Opinion
1:19CR00015
02-15-2024
Whitney D. Pierce, Assistant United States Attorney, Abingdon, Virginia, for United States; Nancy C. Dickenson-Vicars, Assistant Federal Public Defender, Abingdon, Virginia, for Defendant.
Whitney D. Pierce, Assistant United States Attorney, Abingdon, Virginia, for United States;
Nancy C. Dickenson-Vicars, Assistant Federal Public Defender, Abingdon, Virginia, for Defendant.
OPINION AND ORDER
JAMES P. JONES SENIOR UNITED STATES DISTRICT JUDGE
The court considers whether the hearsay statements of young children regarding their contacts with a defendant on supervised release may be admitted at the defendant's upcoming revocation hearing without their presence or the opportunity to cross-examine them. After careful consideration of the record, the statements will be admitted.
I.
Michael J. Noble, Jr., was sentenced to 120 months' incarceration in the Eastern District of Tennessee on November 28, 2012, following his conviction for possession of child pornography in violation of 18 U.S.C. § 2252A(a)(5)(B). After serving his sentence, he was placed on supervised release for a term of 20 years. In 2019, his supervision was transferred to this District. The government now asserts that Noble has committed seven violations of his supervised release, including committing Virginia state crimes, engaging in the excessive use of alcohol, and having contact with nonrelative minors absent the requisite permission. Am. Supervised Release Violation Rep. 5-7, ECF No. 40. The government alleges that the children of Noble's then girlfriend, ages 8, 10, and 13, accompanied Noble to parks and playgrounds. Additionally, it is claimed that there were multiple occasions where the youngest two children woke up in the bed that they shared with their mother and found that Noble was also in the bed. At one point, it is alleged, the oldest child accompanied the defendant to a liquor store to obtain alcohol for her mother and Mr. Noble.

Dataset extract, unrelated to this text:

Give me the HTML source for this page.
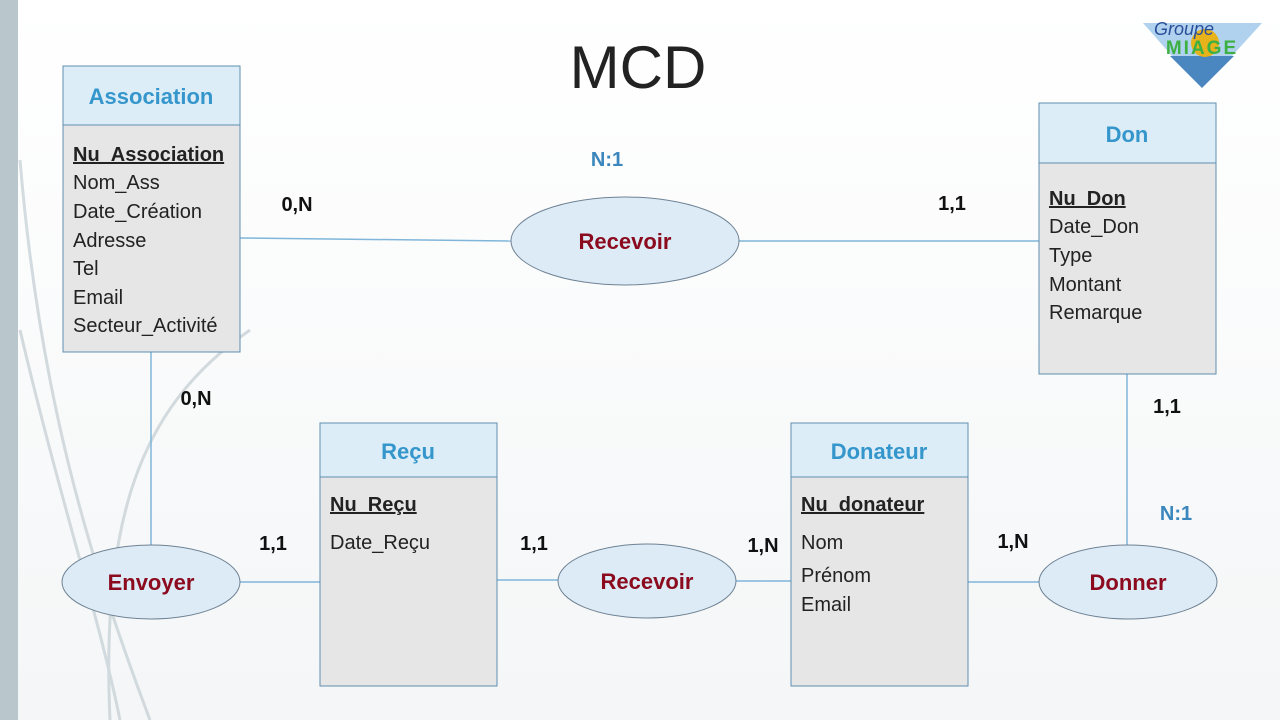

The government bases these allegations, at least in part, on forensic interviews conducted with each of the children, who will not be present at the revocation hearing. Instead, the government proposes to introduce hearsay testimony of the children's statements given when they were interviewed. The defendant objects, contending that his counsel should have the opportunity to cross-examine the children at that hearing.
II.
Under Rule 32.1, a defendant at a revocation hearing is entitled to “question any adverse witness unless the court determines that the interests of justice does not require the witness to appear.” Fed. R. Crim. P. 32.1(b)(2)(C). That is because revocation proceedings are considered informal “in which the rules of evidence, including those pertaining to hearsay, need not be strictly applied.” United States v. Doswell, 670 F.3d 526, 530 (4th Cir. 2012). But the Supreme Court has provided that in revocation proceedings due process requires “a right to confront and cross examine adverse witnesses (unless the hearing officer specifically finds good cause for not allowing confrontation).” Morrissey v. Brewer, 408 U.S. 471, 489 (1972). Moreover, our Circuit precedent requires a balancing test in which the court must weigh the defendant's interest in confronting an adverse witness with any showing of good cause and reliability. United States v. Ferguson, 752 F.3d 613, 617-18 (4th Cir. 2014) (citing Doswell, 670 F.3d at 530).
The credible risk of fear or retraumatization may satisfy the good cause standard in a revocation proceeding. United States v. Rocco, No. 18-CR-00420-23 (ALC), 2023 WL 2308514, at *5 (S.D.N.Y. Mar. 1, 2023); United States v. Hykes, 653 F.Supp.3d 913, 930 (D.N.M. 2022).
Based on the ages of the children and on the opinion of Summer Reed, a childcare professional employed by the local Department of Social Services, Tr. 910, ECF No. 51, I find it would likely be psychologically detrimental to the children here to testify in person. Of course, “reliability is a crucial factor in [the] balancing test,” Doswell, 670 F.3d at 531, and I find that the hearsay statements are reliable, given the circumstances under which they were given. The children were interviewed by a professional child advocate and their statements will be testified to by a police officer and a probation officer of this Court, who were both present during the interviews. In addition, each interview was videotaped, and I find that the videos support the introduction of this important evidence over any possible detriment to the defense.
Any harm to the defendant by not having an opportunity to cross examine the children will be mitigated by the fact that the video recordings of the statements may assist defense counsel in highlighting any parts of the statements favorable to the defendant. “Considering the wealth of information” available, the hearsay statements would hardly be prejudicial. United States v. Combs, 36 F.4th 502, 508 (4th Cir. 2022).
III.
For the reasons stated, it is ORDERED that the government's Motion for Leave to Present Hearsay Testimony at the Defendant's Supervised Release Revocation Hearing, ECF No. 22, and the government's motion to permit the absence of juvenile witnesses, ECF No. 44, are GRANTED.